First I want to say that this is just a view on this. It's not intended to cause riots, and after I post it I am not debating with anybody who comments or replies. It's just something to consider. Also, I realize this post might be deleted, and I'm cool with that, but it's not for anybody specific, and it's more or less just to help the guys out by telling them what they're missing.
I'll start by saying that we women love confidence, and all of us have completely different standards. Some are gold-diggers, but not all. Some are very picky about his looks, but not all. Some prefer an intellectual guy, but not all. You get the idea.
This is why so many of you guys on here DO have reason to vent the way you do. We like confidence, and you don't have it.
The guys on here are so unconfident in themselves it's pitiful. If someone posts about feminism (no, I'm not a feminist), the guys on here go crazy. If a girl posts about the kind of man she likes, all the other guys go insane and call her racist, gold-digger, or whatever it is that excludes them. If she says they don't meet standards, God help them because it's gonna be WW3. It doesn't matter what is posted, basically the guys on here in general go insane if they are excluded from meeting any kind of standards. Just so you know, everybody of both genders has completely different standards.
Whatever happened to being content with yourself, loving yourself for who you are, and not being offended by every little thing that isn't in your favor?
Do you think I have the same issue? Nope. For example, I prefer white men and ethnically I am Hispanic. Not all white men like Hispanic women. (Actually, I think most prefer their own.) But you'll never see me on here fussing at a white man saying he has bad taste or venting at him or any of that. That would show insecurity on my part, especially since there are plenty who do like us. This is just an example (and I used it because I am commonly asked about this on here). The same issue can be applied to other examples that have to do with preference.

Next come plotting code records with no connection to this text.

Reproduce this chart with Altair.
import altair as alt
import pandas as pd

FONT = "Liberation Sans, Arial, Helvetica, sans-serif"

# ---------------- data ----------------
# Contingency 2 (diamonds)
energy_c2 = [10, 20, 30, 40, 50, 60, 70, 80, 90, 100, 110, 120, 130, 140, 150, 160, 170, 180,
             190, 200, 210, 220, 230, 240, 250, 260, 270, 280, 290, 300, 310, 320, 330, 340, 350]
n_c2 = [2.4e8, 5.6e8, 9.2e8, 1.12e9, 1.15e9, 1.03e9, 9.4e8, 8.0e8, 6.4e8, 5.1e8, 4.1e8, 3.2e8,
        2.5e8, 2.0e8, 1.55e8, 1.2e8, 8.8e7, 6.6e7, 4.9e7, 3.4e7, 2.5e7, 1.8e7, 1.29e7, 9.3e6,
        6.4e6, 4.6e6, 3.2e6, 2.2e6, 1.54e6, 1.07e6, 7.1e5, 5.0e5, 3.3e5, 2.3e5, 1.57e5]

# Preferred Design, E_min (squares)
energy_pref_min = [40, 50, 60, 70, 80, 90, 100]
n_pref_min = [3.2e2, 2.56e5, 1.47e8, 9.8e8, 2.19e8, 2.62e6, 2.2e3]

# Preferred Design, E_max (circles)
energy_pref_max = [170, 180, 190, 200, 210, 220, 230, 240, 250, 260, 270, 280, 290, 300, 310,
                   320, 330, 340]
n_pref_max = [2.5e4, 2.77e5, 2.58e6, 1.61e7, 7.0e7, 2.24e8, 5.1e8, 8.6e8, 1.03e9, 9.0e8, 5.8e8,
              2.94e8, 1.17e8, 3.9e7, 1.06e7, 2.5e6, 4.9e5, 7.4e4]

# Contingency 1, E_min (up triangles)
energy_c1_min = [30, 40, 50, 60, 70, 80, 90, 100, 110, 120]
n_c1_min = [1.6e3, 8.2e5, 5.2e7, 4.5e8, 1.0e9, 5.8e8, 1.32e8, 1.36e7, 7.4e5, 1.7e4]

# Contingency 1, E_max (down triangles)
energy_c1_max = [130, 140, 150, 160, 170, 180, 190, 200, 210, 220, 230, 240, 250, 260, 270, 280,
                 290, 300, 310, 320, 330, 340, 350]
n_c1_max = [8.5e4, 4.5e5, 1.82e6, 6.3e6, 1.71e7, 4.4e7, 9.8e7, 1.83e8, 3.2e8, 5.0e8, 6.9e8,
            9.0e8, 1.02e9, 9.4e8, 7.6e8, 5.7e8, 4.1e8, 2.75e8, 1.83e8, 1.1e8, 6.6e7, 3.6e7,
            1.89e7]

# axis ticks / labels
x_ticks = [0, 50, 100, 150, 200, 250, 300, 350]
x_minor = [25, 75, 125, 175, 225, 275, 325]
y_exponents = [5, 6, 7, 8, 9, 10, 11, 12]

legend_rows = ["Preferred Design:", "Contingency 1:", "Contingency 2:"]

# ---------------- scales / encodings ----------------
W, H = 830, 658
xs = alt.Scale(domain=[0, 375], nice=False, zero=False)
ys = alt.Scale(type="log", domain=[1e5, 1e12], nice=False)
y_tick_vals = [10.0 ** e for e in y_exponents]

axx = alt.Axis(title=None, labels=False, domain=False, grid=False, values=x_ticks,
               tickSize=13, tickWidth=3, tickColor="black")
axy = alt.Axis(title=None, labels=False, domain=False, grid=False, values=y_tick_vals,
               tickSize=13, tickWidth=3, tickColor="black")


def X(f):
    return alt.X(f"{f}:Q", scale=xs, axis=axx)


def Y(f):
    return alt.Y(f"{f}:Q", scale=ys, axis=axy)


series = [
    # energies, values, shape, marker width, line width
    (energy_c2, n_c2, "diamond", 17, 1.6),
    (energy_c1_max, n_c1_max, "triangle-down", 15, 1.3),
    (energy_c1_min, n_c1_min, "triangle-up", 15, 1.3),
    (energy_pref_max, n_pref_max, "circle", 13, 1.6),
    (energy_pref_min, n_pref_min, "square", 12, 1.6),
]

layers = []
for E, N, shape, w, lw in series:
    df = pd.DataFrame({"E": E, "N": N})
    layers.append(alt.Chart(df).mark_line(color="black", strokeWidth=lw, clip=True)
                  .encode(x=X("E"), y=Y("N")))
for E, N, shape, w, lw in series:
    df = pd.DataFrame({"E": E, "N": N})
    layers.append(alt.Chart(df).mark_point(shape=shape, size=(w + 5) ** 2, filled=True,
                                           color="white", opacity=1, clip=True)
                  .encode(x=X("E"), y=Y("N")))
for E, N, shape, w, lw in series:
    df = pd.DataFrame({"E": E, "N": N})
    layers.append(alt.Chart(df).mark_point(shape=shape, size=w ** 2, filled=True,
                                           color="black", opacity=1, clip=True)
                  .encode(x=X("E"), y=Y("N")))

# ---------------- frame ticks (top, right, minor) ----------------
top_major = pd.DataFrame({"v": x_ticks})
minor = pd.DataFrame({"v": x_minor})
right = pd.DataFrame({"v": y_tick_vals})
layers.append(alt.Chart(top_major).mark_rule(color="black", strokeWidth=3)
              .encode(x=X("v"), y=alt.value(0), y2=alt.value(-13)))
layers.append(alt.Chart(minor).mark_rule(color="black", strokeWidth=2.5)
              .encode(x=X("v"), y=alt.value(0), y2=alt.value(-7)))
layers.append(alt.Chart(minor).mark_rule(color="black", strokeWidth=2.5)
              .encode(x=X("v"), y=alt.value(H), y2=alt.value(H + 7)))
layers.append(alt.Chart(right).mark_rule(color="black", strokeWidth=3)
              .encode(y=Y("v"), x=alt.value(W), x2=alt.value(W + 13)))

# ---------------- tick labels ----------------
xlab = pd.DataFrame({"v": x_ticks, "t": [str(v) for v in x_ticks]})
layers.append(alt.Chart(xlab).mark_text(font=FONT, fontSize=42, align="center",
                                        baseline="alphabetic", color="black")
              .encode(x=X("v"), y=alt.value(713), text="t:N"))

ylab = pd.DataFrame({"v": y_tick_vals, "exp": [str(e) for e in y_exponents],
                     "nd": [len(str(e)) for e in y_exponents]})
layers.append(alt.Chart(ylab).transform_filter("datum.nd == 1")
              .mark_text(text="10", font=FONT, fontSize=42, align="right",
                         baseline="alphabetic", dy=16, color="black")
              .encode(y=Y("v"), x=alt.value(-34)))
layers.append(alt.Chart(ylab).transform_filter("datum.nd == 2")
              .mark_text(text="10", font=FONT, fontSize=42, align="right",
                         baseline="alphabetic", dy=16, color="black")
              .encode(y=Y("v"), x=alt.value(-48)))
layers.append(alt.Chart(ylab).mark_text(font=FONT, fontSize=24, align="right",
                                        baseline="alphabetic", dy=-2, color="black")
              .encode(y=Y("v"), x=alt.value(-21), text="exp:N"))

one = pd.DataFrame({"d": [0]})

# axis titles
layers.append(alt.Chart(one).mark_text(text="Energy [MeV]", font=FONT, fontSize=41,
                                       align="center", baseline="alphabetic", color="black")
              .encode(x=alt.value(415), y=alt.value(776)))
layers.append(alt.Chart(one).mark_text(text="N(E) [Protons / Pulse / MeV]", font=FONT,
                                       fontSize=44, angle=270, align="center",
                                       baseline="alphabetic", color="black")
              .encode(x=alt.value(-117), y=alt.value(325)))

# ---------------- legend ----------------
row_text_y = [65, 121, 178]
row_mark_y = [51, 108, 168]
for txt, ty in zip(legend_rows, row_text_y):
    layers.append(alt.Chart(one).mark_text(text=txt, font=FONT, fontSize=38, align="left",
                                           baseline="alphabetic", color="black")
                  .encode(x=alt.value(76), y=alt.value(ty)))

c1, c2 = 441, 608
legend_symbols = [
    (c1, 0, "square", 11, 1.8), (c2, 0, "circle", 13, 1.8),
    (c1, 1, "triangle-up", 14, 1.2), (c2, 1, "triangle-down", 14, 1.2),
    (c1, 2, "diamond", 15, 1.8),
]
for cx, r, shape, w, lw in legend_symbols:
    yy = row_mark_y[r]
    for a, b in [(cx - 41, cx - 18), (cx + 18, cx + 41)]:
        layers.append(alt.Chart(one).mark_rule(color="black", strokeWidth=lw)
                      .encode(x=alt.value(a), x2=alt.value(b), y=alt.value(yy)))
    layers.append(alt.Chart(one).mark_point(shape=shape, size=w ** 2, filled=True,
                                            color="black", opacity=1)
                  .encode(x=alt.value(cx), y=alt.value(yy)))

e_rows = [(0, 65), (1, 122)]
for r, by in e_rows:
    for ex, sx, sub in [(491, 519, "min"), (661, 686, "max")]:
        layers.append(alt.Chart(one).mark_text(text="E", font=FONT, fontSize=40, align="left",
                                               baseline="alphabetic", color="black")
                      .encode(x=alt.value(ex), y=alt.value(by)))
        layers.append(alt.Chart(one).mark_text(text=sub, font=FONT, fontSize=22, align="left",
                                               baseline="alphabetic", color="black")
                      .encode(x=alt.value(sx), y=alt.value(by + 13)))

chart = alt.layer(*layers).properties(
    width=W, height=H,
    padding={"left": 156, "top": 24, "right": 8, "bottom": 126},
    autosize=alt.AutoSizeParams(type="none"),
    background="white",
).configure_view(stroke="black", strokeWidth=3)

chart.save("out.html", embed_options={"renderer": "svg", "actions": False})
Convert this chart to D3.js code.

So I'm really just throwing it out there that I think one reason a lot of the guys on here have reason to vent so much about not being desired is that you lack so much self-esteem and you're so insecure. Obviously I'm not talking about every individual, but I think most do have this problem. And this is only one single issue; it's not the only one that could be posted about issues on here. Plenty can be posted about both genders.